On Sunday evening at the SkyPad, Karun Chandhok dissected McLaren’s call to keep Oscar Piastri on track when the Safety Car was deployed on lap seven of the Qatar Grand Prix — and asked whether that choice ultimately cost Piastri the win.
Chandhok set out the strategic balance teams face in that moment. Stopping under a Safety Car usually reduces the time penalty of a pit stop compared with pitting under green, and it hands drivers a fresh set of tyres that can deliver clear pace advantage later. By contrast, staying out preserves immediate track position and avoids a risky out-lap in traffic. McLaren opted for the latter, betting that clean air and tyre management would let Piastri protect the lead until a scheduled stop.

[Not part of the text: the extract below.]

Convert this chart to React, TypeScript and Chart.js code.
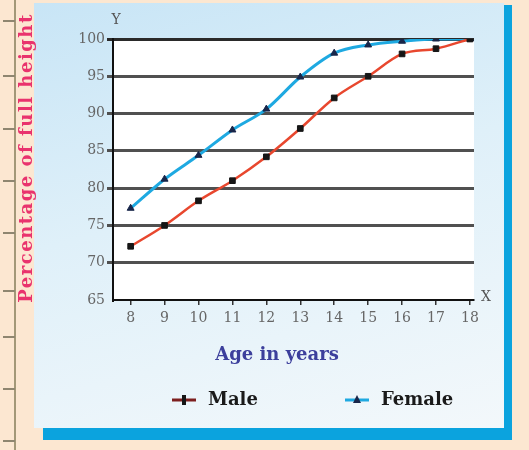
import React, { useEffect, useRef } from "react";
import { Chart, registerables } from "chart.js";

Chart.register(...registerables);

// ---- data ----
const AGES = [8, 9, 10, 11, 12, 13, 14, 15, 16, 17, 18];
const MALE = [72.2, 75, 78.3, 81, 84.2, 88, 92.1, 95, 98, 98.7, 100];
const FEMALE = [77.3, 81.2, 84.4, 87.8, 90.6, 94.9, 98.1, 99.2, 99.7, 100, 100];
const Y_TICKS = [65, 70, 75, 80, 85, 90, 95, 100];
const SERIES_LABELS = ["Male", "Female"];
const X_TITLE = "Age in years";
const Y_TITLE = "Percentage of full height";
const X_LETTER = "X";
const Y_LETTER = "Y";

const SERIF = "'DejaVu Serif', serif";
const RULER_TICKS = [20, 75, 128, 180, 232, 290, 336, 388, 440];

export default function App() {
  const ref = useRef<HTMLCanvasElement>(null);

  useEffect(() => {
    document.body.style.margin = "0";
    const canvas = ref.current;
    if (!canvas) return;

    const plotBg = {
      id: "plotBg",
      beforeDraw(chart: any) {
        const { ctx, chartArea } = chart;
        const { left, top, right, bottom } = chartArea;
        ctx.save();
        ctx.fillStyle = "#ffffff";
        ctx.fillRect(left, top, right - left, bottom - top);
        ctx.restore();
      },
    };

    const legendPos = [172, 345];
    const extras = {
      id: "extras",
      afterDraw(chart: any) {
        const { ctx, chartArea } = chart;
        ctx.save();
        ctx.fillStyle = "#555";
        ctx.font = `14px ${SERIF}`;
        ctx.textAlign = "center";
        ctx.textBaseline = "middle";
        ctx.fillText(Y_LETTER, chartArea.left + 3, 20);
        ctx.fillText(X_LETTER, chartArea.right + 12, chartArea.bottom - 3);

        // axis titles
        ctx.fillStyle = "#3c3f9c";
        ctx.font = `bold 18px ${SERIF}`;
        ctx.fillText(X_TITLE, 277, 355);

        ctx.save();
        ctx.translate(27, 158);
        ctx.rotate(-Math.PI / 2);
        ctx.fillStyle = "#e9336d";
        ctx.font = `bold 18px ${SERIF}`;
        (ctx as any).letterSpacing = "1.5px";
        ctx.fillText(Y_TITLE, 0, 0);
        ctx.restore();

        // legend
        chart.data.datasets.forEach((ds: any, i: number) => {
          const x0 = legendPos[i];
          const y = 400;
          ctx.strokeStyle = ds.legendLine;
          ctx.lineWidth = 3;
          ctx.beginPath();
          ctx.moveTo(x0, y);
          ctx.lineTo(x0 + 24, y);
          ctx.stroke();
          ctx.fillStyle = ds.pointBackgroundColor;
          const cx = x0 + 12;
          if (ds.pointStyle === "rect") {
            ctx.fillRect(cx - 2, y - 5, 4, 10);
          } else {
            ctx.beginPath();
            ctx.moveTo(cx, y - 5);
            ctx.lineTo(cx + 4, y + 3);
            ctx.lineTo(cx - 4, y + 3);
            ctx.closePath();
            ctx.fill();
          }
          ctx.fillStyle = "#1a1a1a";
          ctx.font = `bold 18px ${SERIF}`;
          ctx.textAlign = "left";
          ctx.textBaseline = "middle";
          ctx.fillText(ds.label, x0 + 36, y);
        });
        ctx.restore();
      },
    };

    const chart = new Chart(canvas, {
      type: "line",
      data: {
        labels: AGES,
        datasets: [
          {
            label: SERIES_LABELS[0],
            data: AGES.map((a, i) => ({ x: a, y: MALE[i] })),
            borderColor: "#e8472e",
            borderWidth: 2.5,
            pointStyle: "rect",
            pointRadius: 4,
            pointBorderWidth: 1,
            pointBackgroundColor: "#161616",
            pointBorderColor: "#161616",
            cubicInterpolationMode: "monotone",
            legendLine: "#7d1f1f",
          } as any,
          {
            label: SERIES_LABELS[1],
            data: AGES.map((a, i) => ({ x: a, y: FEMALE[i] })),
            borderColor: "#1ea9e1",
            borderWidth: 3,
            pointStyle: "triangle",
            pointRadius: 4,
            pointBorderWidth: 1,
            pointBackgroundColor: "#18264a",
            pointBorderColor: "#18264a",
            cubicInterpolationMode: "monotone",
            legendLine: "#1ea9e1",
          } as any,
        ],
      },
      options: {
        responsive: false,
        animation: false,
        layout: { padding: { top: 39, right: 55, bottom: 70, left: 0 } },
        plugins: {
          legend: { display: false },
          tooltip: { enabled: false },
        },
        scales: {
          x: {
            type: "linear",
            min: 7.48,
            max: 18.12,
            afterBuildTicks: (s: any) => {
              s.ticks = AGES.map((v) => ({ value: v }));
            },
            afterFit: (s: any) => {
              s.height = 80;
            },
            grid: {
              drawOnChartArea: false,
              drawTicks: true,
              tickLength: 5,
              color: "#333",
              lineWidth: 1.5,
            },
            border: { display: true, color: "#111", width: 2 },
            ticks: {
              color: "#666",
              font: { family: SERIF, size: 14 },
              padding: 5,
              maxRotation: 0,
              autoSkip: false,
            },
            title: { display: false },
          },
          y: {
            min: 65,
            max: 100,
            afterBuildTicks: (s: any) => {
              s.ticks = Y_TICKS.map((v) => ({ value: v }));
            },
            afterFit: (s: any) => {
              s.width = 113;
            },
            grid: {
              color: (c: any) =>
                c.tick && c.tick.value === 65
                  ? "rgba(0,0,0,0)"
                  : c.tick && c.tick.value === 100
                  ? "#2a2a2a"
                  : "#505050",
              lineWidth: 3,
              tickLength: 6,
            },
            border: { display: true, color: "#111", width: 2 },
            ticks: {
              color: "#666",
              font: { family: SERIF, size: 14 },
              padding: 2,
            },
            title: { display: false },
          },
        },
      } as any,
      plugins: [plotBg, extras],
    });

    return () => chart.destroy();
  }, []);

  return (
    <div
      style={{
        position: "fixed",
        left: 0,
        top: 0,
        width: 529,
        height: 450,
        background: "#fce7d1",
        overflow: "hidden",
      }}
    >
      <div style={{ position: "absolute", left: 14, top: 0, width: 2, height: 450, background: "#a39878" }} />
      {RULER_TICKS.map((t) => (
        <div key={t} style={{ position: "absolute", left: 3, top: t, width: 12, height: 2, background: "#8f8670" }} />
      ))}
      <div
        style={{
          position: "absolute",
          left: 34,
          top: 3,
          width: 470,
          height: 425,
          background: "linear-gradient(165deg, #c8e5f6 0%, #dff0f9 45%, #f3f8fb 100%)",
        }}
      />
      <div style={{ position: "absolute", left: 504, top: 5, width: 8, height: 435, background: "#0ba3de" }} />
      <div style={{ position: "absolute", left: 43, top: 428, width: 469, height: 12, background: "#0ba3de" }} />
      <canvas
        ref={ref}
        width={529}
        height={450}
        style={{ position: "absolute", left: 0, top: 0, width: 529, height: 450 }}
      />
    </div>
  );
}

He broke the call into its component risks and rewards. The Safety Car delta — how much time is lost by stopping while the pack is circulating slowly — often makes pitting attractive. But the out-lap after a stop, especially rejoining amidst other cars, can cost time and tyre temperature, blunting the benefit of fresh rubber. Chandhok emphasised tyre warm-up differences between used and new sets: new tyres generally reach operating temperature faster and offer grip that can be exploited for undercuts or stronger middle stints.
In practice, rivals who did pit were able to use that extra grip to push harder and close laps, creating undercut opportunities or simply enjoying quicker runs while Piastri managed older tyres. Although McLaren’s decision preserved track position initially, it left Piastri vulnerable to cars on newer rubber once racing resumed — compromising his lap times and making defensive moves more difficult.

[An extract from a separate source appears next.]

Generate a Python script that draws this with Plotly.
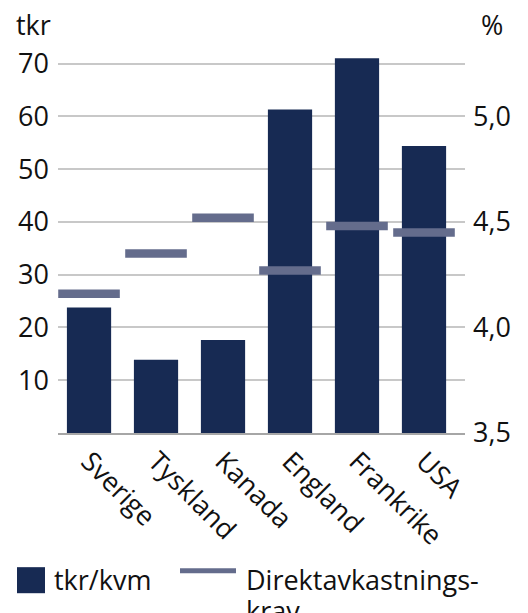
import plotly.graph_objects as go

categories = ["Sverige", "Tyskland", "Kanada", "England", "Frankrike", "USA"]
tkr_kvm = [23.8, 13.9, 17.6, 61.3, 71.0, 54.4]
direktavkastningskrav = [4.16, 4.35, 4.52, 4.27, 4.48, 4.45]
left_ticks = [10, 20, 30, 40, 50, 60, 70]
right_ticks = [3.5, 3.75, 4.0, 4.25, 4.5, 4.75, 5.0, 5.25]
right_labels = ["3,5", "", "4,0", "", "4,5", "", "5,0", ""]

BAR = "#172a53"
LINE = "#646c8c"
FONT = "Open Sans"
FS = 27

W, H = 528, 613
UNIT = 5.271          # px per left-axis unit
L, R, B = 58, 465, 433
YMAX = 72
T = B - YMAX * UNIT
pw, ph = R - L, B - T

def px(x):
    return (x - L) / pw

def py(y):
    return (B - y) / ph

fig = go.Figure()
fig.add_trace(go.Bar(x=categories, y=tkr_kvm, marker=dict(color=BAR, line=dict(width=0)),
                     width=0.66, showlegend=False, yaxis="y"))
fig.add_trace(go.Scatter(x=categories, y=direktavkastningskrav, mode="markers", yaxis="y2",
                         marker=dict(symbol="line-ew", size=44, color=LINE,
                                     line=dict(width=8.5, color=LINE)),
                         showlegend=False, cliponaxis=False))

fig.update_layout(
    width=W, height=H,
    margin=dict(l=L, r=W - R, t=T, b=H - B, pad=0),
    paper_bgcolor="white", plot_bgcolor="white",
    font=dict(family=FONT, size=FS, color="#111111"),
    xaxis=dict(type="category", range=[-0.463, 5.612], tickangle=45, showgrid=False,
               showline=True, linecolor="#a6a6a6", linewidth=1.5, ticks="",
               tickfont=dict(size=FS, family=FONT, color="#111111")),
    yaxis=dict(range=[0, YMAX], tickvals=left_ticks, showgrid=True, gridcolor="#c8c8c8",
               gridwidth=1.5, zeroline=False, showline=False, ticks="",
               ticklabelstandoff=8,
               tickfont=dict(size=FS, family=FONT, color="#111111")),
    yaxis2=dict(range=[3.5, 3.5 + YMAX / 40], overlaying="y", side="right", tickvals=right_ticks,
                ticktext=right_labels, showgrid=False, zeroline=False, showline=False,
                ticks="", ticklabelstandoff=7,
                tickfont=dict(size=FS, family=FONT, color="#111111")),
)

annotations = [
    dict(text="tkr", x=px(14), y=py(25), xanchor="left", yanchor="middle"),
    dict(text="%", x=px(479), y=py(25), xanchor="left", yanchor="middle"),
    dict(text="tkr/kvm", x=px(52), y=py(579), xanchor="left", yanchor="middle"),
    dict(text="Direktavkastnings-", x=px(244), y=py(579), xanchor="left", yanchor="middle"),
    dict(text="krav", x=px(244), y=py(610), xanchor="left", yanchor="middle"),
]
for a in annotations:
    fig.add_annotation(xref="paper", yref="paper", showarrow=False,
                       font=dict(size=FS, family=FONT, color="#111111"), **a)

fig.add_shape(type="rect", xref="paper", yref="paper", x0=px(17), x1=px(45),
              y0=py(593), y1=py(567), fillcolor=BAR, line=dict(width=0))
fig.add_shape(type="line", xref="paper", yref="paper", x0=px(180), x1=px(236),
              y0=py(570.5), y1=py(570.5), line=dict(color=LINE, width=5))

fig.write_html("out.html")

Chandhok judged the decision marginal but ultimately costly. He underlined that timing, on-track traffic during a potential pit stop and tyre compound choices all shaped the outcome, so this wasn’t a straightforward blunder. Instead, it was a high-stakes call that didn’t pay off. His conclusion: McLaren will need to comb through telemetry and simulation data to understand the margins and turn this into a learning moment rather than a simple mistake.